If you’re going to write children…
…please, please try and get their voice right.
There’s nothing that ruins a story faster than characters who talk (or subvocalise) in an entirely unconvincing way. Based on personal and anecdotal experience it seems sprogs, kids and teens are the demographic writers tend to struggle with the most. This is understandable, to an extent; youth culture has a pace of change more rapid than science fiction has been able to boast for years. But you don’t get to make excuses for stories.
I don’t have any answers for writers who want to try and write contemporary youth well, but I’d suggest that irreverent cartoons beloved of children and young teens, TV shows that actually feature young actors (The Imbetweeners and Skins spring to mind, though I’ve seen little of either), and paying attention to the way groups of young people talk and interact is a more likely route to success than some painfully forced artifice that doesn’t even closely resemble your own youth.

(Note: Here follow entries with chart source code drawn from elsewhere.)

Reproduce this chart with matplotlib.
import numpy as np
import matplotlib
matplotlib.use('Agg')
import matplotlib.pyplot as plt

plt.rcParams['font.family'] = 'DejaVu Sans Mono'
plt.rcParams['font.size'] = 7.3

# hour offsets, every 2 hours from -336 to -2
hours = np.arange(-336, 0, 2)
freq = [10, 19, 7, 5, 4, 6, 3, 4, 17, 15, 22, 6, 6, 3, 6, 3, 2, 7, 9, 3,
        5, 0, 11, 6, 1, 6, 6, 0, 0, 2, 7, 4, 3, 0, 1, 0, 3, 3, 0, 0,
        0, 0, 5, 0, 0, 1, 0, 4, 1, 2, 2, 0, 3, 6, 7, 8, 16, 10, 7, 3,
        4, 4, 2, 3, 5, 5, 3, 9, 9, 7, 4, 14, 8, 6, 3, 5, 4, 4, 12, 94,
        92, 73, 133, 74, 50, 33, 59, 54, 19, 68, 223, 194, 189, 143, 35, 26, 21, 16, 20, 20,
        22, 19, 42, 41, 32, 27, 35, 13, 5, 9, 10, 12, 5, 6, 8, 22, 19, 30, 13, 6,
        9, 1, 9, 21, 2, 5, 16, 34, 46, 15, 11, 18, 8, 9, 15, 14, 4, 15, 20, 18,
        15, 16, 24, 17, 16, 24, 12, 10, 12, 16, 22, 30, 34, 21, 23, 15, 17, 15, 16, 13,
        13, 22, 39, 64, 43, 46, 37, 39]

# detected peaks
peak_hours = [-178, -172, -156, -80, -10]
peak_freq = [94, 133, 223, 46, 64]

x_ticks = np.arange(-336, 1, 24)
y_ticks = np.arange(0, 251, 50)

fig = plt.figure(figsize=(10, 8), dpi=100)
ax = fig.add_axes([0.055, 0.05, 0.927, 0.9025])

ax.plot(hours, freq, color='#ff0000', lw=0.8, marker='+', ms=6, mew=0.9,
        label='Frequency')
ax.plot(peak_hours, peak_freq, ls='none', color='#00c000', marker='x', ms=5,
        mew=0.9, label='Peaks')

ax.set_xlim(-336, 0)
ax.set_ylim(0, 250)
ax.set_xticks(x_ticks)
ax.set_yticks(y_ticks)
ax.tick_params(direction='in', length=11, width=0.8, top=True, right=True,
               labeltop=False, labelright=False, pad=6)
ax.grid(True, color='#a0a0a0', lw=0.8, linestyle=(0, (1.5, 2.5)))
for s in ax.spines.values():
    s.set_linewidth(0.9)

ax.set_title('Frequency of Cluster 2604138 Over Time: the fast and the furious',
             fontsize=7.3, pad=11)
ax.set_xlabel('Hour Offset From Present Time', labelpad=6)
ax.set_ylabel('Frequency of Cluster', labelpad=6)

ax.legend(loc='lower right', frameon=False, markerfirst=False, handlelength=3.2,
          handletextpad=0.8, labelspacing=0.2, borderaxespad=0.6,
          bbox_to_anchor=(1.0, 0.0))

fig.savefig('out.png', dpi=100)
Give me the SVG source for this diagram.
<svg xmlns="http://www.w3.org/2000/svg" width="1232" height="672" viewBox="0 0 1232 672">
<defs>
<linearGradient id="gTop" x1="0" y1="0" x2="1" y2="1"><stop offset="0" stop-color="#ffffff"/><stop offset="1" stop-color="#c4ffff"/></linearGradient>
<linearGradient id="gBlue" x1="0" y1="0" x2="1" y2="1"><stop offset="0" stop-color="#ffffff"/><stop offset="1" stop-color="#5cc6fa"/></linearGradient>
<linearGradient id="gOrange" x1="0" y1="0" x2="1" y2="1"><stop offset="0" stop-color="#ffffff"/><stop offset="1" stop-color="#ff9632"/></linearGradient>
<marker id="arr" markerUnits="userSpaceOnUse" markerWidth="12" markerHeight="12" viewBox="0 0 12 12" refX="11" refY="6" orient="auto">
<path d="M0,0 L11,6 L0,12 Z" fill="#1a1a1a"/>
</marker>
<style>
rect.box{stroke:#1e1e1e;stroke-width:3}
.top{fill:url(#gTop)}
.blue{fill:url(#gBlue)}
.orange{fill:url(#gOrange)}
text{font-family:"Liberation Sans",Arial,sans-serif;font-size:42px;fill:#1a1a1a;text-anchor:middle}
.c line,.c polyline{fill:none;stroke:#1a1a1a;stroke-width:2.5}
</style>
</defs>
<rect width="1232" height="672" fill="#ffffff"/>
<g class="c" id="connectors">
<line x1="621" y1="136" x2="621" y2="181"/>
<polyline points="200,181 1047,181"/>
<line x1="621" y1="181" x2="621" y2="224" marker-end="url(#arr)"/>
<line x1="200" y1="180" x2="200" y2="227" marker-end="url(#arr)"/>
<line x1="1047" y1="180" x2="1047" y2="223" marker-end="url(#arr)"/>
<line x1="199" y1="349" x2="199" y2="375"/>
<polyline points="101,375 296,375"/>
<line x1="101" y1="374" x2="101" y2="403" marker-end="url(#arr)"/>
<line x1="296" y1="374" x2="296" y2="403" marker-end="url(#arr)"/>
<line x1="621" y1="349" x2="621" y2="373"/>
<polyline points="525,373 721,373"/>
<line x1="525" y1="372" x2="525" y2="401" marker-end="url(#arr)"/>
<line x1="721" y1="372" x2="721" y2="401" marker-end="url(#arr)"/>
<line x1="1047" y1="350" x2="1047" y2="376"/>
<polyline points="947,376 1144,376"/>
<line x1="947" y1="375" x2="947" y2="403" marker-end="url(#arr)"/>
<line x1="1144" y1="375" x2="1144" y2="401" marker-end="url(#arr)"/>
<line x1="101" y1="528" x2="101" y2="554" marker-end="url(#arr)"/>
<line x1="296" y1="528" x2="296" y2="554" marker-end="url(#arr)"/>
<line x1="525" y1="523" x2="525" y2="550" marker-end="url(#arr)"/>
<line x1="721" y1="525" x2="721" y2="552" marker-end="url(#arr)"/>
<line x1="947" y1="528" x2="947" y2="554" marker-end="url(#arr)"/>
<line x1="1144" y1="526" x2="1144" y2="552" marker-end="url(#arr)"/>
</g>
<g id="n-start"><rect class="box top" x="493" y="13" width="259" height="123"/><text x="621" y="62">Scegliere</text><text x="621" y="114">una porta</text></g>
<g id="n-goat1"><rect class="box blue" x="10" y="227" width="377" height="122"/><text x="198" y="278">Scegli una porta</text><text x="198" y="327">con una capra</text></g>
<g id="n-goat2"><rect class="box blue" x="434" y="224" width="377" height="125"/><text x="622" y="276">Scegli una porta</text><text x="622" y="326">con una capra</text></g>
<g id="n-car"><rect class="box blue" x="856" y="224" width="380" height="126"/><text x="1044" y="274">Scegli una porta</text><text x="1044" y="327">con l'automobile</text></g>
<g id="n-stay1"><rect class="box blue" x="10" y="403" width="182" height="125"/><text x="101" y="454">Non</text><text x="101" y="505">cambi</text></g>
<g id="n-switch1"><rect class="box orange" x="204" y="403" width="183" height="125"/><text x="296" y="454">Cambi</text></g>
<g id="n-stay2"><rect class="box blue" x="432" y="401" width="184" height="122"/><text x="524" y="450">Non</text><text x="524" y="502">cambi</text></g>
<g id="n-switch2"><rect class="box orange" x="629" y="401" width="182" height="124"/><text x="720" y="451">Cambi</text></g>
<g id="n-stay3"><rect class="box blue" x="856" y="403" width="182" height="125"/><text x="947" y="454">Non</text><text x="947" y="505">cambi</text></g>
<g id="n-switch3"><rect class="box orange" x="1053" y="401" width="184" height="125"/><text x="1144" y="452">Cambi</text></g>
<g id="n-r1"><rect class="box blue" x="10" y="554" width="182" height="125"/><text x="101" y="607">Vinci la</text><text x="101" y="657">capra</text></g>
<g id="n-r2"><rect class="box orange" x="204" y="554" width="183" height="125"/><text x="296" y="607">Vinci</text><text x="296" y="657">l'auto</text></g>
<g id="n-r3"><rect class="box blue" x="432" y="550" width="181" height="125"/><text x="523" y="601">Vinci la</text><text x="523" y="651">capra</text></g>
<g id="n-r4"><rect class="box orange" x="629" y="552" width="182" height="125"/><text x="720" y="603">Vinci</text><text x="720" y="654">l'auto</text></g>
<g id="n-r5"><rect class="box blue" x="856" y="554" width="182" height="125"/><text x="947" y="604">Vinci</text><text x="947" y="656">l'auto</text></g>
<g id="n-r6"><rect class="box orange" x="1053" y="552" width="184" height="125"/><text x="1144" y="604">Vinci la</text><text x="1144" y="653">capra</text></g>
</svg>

Overall, though, you have to remember that kids are just like any other people. They don’t habitually pepper their sentences with buzzwords and pop-culture references – though in certain contexts they might. Some kids might use embarrassing substitutions like “freaking” or archaisms like “naff”, whereas others will cuss with the best of them. Whatever. If you are writing a character you need to ground them in a context, and that context will inform how they think, act and talk.